TASK REQUIREMENTS: Pick out each line in these entries that contains the string "with".

INPUT:

◇ ◇ ◇

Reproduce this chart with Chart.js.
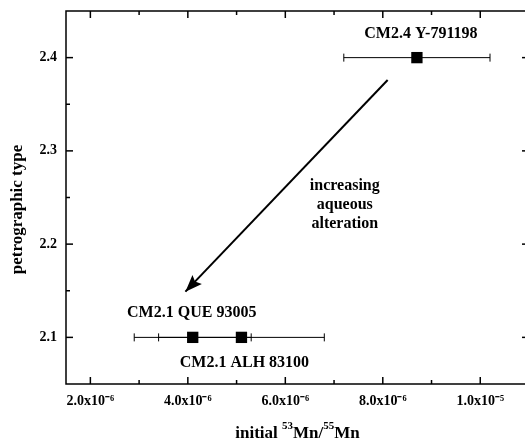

◇ ◇ ◇

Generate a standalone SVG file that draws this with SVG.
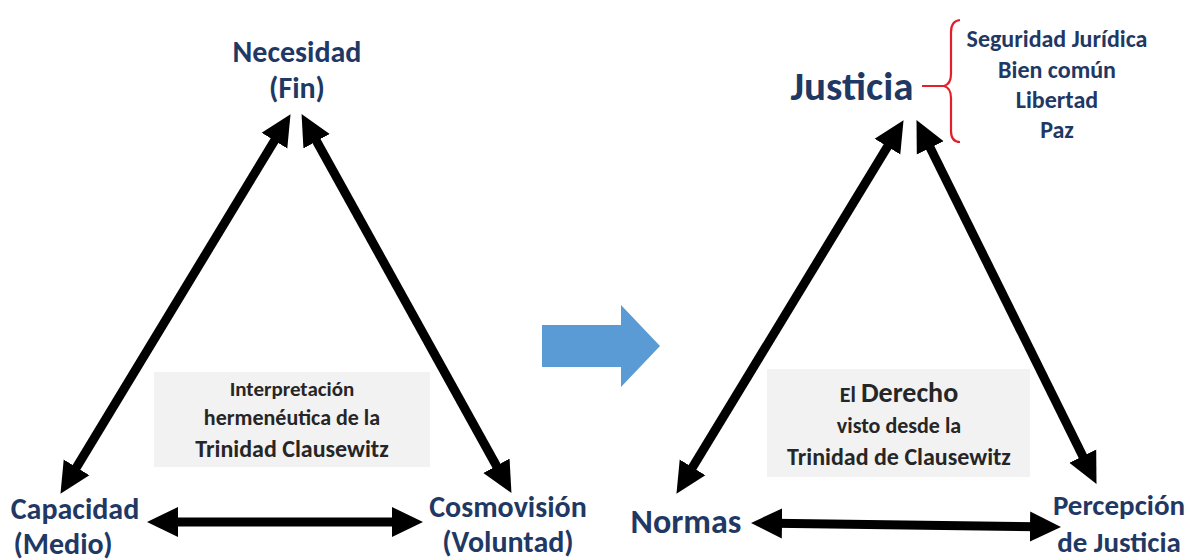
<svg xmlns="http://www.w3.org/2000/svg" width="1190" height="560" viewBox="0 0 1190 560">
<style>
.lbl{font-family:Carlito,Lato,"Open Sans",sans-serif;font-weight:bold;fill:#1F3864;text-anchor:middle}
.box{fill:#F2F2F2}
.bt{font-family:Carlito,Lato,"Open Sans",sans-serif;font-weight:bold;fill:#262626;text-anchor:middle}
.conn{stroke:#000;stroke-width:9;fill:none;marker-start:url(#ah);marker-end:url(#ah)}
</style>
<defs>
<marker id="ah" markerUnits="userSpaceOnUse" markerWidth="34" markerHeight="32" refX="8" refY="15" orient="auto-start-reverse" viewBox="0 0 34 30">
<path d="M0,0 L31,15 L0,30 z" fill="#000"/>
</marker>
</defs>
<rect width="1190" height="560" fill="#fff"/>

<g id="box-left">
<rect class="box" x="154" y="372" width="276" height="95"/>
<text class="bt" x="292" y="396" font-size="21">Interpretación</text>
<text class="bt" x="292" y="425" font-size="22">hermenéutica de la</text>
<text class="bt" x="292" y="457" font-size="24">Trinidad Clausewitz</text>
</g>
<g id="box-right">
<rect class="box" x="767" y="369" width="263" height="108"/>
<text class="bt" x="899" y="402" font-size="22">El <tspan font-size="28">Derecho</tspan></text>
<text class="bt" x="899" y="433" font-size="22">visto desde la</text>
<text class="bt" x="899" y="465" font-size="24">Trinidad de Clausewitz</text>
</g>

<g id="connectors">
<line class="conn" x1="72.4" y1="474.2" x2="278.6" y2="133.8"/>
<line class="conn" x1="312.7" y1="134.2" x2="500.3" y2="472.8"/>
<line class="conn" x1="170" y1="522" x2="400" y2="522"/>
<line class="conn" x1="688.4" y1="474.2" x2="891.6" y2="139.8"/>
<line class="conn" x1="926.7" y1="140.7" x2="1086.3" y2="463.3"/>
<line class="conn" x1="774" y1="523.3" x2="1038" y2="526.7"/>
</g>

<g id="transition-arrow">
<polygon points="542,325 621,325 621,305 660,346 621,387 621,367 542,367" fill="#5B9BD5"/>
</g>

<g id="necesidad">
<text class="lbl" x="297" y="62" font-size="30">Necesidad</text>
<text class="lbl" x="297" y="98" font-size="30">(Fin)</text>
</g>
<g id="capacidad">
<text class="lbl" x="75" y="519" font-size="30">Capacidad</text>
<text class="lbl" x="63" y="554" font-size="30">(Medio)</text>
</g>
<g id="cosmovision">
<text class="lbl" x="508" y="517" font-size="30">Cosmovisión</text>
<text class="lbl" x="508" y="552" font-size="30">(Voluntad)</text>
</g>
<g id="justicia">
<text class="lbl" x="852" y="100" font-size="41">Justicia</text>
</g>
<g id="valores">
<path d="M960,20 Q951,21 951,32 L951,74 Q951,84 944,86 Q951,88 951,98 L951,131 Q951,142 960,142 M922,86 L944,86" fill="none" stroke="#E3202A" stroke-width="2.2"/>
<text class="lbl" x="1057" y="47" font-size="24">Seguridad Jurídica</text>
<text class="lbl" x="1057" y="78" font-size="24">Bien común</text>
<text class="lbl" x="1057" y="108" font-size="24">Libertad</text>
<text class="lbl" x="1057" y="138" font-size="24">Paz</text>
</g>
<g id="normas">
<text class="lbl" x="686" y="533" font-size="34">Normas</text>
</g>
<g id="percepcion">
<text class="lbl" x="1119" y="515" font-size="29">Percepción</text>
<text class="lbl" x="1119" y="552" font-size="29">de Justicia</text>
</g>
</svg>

◇ ◇ ◇

COMPLETE ANSWER:
Reproduce this chart with Chart.js.
Generate a standalone SVG file that draws this with SVG.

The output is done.